> GIVEN PROBLEM:
Begin with the first line of the material and write out each line exactly, ending with the line that contains "0.987, 0.988, 0.988];". Pictures are not part of the copy.

------------------------------

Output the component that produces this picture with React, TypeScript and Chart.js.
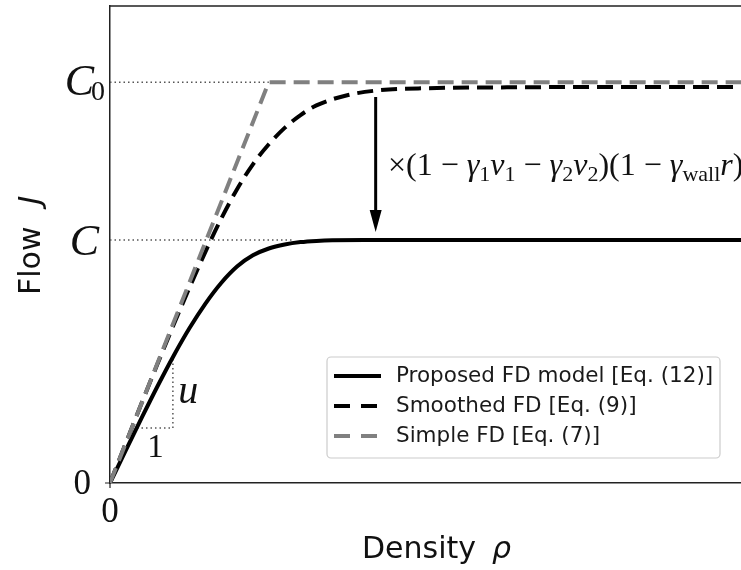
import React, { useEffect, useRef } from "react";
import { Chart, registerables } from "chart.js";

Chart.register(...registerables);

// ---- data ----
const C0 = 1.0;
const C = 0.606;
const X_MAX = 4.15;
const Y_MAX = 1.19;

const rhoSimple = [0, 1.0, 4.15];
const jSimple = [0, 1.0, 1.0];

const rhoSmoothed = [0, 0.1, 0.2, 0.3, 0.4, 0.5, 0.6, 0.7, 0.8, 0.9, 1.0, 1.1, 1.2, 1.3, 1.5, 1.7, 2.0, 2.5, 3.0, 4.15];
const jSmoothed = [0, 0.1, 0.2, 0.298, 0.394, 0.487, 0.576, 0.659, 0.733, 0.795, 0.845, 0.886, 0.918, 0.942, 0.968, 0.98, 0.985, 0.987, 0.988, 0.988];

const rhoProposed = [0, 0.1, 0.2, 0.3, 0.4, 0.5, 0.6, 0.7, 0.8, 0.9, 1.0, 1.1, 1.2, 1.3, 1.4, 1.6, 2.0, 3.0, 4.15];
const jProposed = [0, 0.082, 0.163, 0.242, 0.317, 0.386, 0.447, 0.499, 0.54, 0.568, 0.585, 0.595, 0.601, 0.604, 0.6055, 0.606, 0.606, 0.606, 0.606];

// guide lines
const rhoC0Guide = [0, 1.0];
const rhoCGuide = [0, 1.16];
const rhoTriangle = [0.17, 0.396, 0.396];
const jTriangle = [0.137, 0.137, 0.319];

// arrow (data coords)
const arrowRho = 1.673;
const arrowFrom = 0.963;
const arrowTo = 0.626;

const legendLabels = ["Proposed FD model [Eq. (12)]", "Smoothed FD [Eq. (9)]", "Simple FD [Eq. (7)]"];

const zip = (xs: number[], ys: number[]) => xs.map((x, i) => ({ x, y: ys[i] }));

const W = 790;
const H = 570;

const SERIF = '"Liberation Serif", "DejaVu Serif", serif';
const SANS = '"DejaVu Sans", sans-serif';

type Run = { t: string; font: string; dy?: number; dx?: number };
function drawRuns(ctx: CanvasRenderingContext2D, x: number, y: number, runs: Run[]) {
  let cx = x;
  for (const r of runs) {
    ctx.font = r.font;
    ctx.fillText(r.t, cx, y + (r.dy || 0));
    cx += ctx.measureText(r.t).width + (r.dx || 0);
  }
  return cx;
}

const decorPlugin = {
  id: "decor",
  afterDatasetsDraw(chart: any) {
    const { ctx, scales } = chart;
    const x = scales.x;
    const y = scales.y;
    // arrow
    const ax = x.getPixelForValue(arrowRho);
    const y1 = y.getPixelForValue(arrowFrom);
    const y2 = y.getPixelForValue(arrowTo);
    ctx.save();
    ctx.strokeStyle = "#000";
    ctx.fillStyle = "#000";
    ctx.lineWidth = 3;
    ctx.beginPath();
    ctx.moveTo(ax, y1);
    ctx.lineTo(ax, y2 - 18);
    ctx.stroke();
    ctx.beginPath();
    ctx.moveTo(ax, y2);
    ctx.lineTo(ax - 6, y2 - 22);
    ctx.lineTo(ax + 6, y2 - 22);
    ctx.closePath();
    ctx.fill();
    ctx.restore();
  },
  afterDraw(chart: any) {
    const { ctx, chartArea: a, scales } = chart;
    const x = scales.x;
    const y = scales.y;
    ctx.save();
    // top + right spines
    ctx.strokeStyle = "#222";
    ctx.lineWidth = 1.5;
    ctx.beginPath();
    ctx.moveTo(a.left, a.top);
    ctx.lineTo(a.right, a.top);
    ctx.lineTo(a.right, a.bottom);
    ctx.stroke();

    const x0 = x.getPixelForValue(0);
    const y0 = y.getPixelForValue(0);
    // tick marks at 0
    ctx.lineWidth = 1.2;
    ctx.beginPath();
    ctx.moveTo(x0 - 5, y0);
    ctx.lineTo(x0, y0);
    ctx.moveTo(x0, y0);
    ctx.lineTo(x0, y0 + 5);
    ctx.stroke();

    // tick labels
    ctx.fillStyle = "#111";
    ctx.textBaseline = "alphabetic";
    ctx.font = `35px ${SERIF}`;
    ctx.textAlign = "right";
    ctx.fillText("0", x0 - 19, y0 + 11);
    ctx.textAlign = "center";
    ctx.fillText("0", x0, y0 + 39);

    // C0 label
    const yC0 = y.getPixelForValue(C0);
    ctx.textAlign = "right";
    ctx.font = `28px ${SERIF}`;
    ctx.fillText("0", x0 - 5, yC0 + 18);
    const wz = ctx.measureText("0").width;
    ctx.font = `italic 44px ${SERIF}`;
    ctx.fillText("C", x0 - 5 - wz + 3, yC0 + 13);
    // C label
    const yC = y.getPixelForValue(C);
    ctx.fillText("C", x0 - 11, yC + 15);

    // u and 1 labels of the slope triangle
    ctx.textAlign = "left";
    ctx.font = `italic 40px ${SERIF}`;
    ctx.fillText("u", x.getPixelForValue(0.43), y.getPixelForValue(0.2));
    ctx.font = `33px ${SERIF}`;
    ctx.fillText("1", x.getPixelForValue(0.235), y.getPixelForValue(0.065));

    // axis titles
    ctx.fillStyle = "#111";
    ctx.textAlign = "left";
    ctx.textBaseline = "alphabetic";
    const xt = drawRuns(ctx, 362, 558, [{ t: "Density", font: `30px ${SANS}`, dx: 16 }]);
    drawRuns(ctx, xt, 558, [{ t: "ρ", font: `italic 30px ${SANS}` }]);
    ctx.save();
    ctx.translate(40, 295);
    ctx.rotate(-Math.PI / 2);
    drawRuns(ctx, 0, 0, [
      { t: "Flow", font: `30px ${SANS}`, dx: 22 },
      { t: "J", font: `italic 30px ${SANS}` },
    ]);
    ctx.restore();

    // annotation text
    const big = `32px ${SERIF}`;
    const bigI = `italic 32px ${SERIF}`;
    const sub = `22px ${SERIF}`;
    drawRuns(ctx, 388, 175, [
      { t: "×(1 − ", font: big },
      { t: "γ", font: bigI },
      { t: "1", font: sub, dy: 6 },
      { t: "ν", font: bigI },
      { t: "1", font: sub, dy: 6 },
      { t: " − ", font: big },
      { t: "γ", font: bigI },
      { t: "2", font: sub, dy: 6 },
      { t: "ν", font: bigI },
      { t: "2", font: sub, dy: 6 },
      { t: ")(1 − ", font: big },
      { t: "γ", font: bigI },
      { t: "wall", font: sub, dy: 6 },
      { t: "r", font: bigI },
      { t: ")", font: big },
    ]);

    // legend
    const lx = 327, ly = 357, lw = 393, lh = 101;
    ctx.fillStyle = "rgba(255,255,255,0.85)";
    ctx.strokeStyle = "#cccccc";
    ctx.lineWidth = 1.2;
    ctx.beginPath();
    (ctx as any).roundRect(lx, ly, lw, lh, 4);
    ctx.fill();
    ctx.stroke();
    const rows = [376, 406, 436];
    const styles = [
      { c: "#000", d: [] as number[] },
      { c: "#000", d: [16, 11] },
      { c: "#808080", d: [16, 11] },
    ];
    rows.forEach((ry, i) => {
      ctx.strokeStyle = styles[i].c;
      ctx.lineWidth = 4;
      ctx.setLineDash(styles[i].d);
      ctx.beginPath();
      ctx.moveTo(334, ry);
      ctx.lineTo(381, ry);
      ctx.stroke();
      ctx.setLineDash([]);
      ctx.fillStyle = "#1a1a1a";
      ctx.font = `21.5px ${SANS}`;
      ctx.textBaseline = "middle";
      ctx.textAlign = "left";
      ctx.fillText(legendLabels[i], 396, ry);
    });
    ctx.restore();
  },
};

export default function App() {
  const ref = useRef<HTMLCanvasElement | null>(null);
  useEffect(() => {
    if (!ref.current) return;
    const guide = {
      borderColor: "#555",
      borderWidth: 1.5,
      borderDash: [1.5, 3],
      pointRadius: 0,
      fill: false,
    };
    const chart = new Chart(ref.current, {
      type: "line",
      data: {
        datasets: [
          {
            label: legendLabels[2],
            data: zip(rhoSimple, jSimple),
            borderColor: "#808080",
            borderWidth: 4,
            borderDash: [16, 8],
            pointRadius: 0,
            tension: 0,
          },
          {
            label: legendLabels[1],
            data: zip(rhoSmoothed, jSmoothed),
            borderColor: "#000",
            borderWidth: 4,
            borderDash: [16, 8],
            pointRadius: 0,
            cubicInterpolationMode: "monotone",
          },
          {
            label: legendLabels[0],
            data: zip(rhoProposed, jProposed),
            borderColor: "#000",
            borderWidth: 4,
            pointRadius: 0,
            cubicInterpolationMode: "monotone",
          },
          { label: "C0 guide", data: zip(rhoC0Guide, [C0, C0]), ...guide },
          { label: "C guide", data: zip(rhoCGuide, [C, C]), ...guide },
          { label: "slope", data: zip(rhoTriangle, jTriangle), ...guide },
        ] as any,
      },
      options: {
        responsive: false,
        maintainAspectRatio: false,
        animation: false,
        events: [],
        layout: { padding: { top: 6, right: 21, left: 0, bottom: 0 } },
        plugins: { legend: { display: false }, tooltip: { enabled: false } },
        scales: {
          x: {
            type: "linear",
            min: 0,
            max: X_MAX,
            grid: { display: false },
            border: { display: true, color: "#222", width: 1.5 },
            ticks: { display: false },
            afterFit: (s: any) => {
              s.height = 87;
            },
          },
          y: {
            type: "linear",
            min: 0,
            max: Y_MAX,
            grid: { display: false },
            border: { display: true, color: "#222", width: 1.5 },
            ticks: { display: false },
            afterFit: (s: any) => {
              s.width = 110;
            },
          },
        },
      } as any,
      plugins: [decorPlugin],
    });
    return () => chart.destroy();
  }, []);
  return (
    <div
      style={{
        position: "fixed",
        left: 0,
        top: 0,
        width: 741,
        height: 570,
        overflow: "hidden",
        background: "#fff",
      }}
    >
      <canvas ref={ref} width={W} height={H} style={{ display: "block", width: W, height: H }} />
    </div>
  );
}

------------------------------

> SOLUTION TO THIS EXERCISE:
Output the component that produces this picture with React, TypeScript and Chart.js.
import React, { useEffect, useRef } from "react";
import { Chart, registerables } from "chart.js";

Chart.register(...registerables);

// ---- data ----
const C0 = 1.0;
const C = 0.606;
const X_MAX = 4.15;
const Y_MAX = 1.19;

const rhoSimple = [0, 1.0, 4.15];
const jSimple = [0, 1.0, 1.0];

const rhoSmoothed = [0, 0.1, 0.2, 0.3, 0.4, 0.5, 0.6, 0.7, 0.8, 0.9, 1.0, 1.1, 1.2, 1.3, 1.5, 1.7, 2.0, 2.5, 3.0, 4.15];
const jSmoothed = [0, 0.1, 0.2, 0.298, 0.394, 0.487, 0.576, 0.659, 0.733, 0.795, 0.845, 0.886, 0.918, 0.942, 0.968, 0.98, 0.985, 0.987, 0.988, 0.988];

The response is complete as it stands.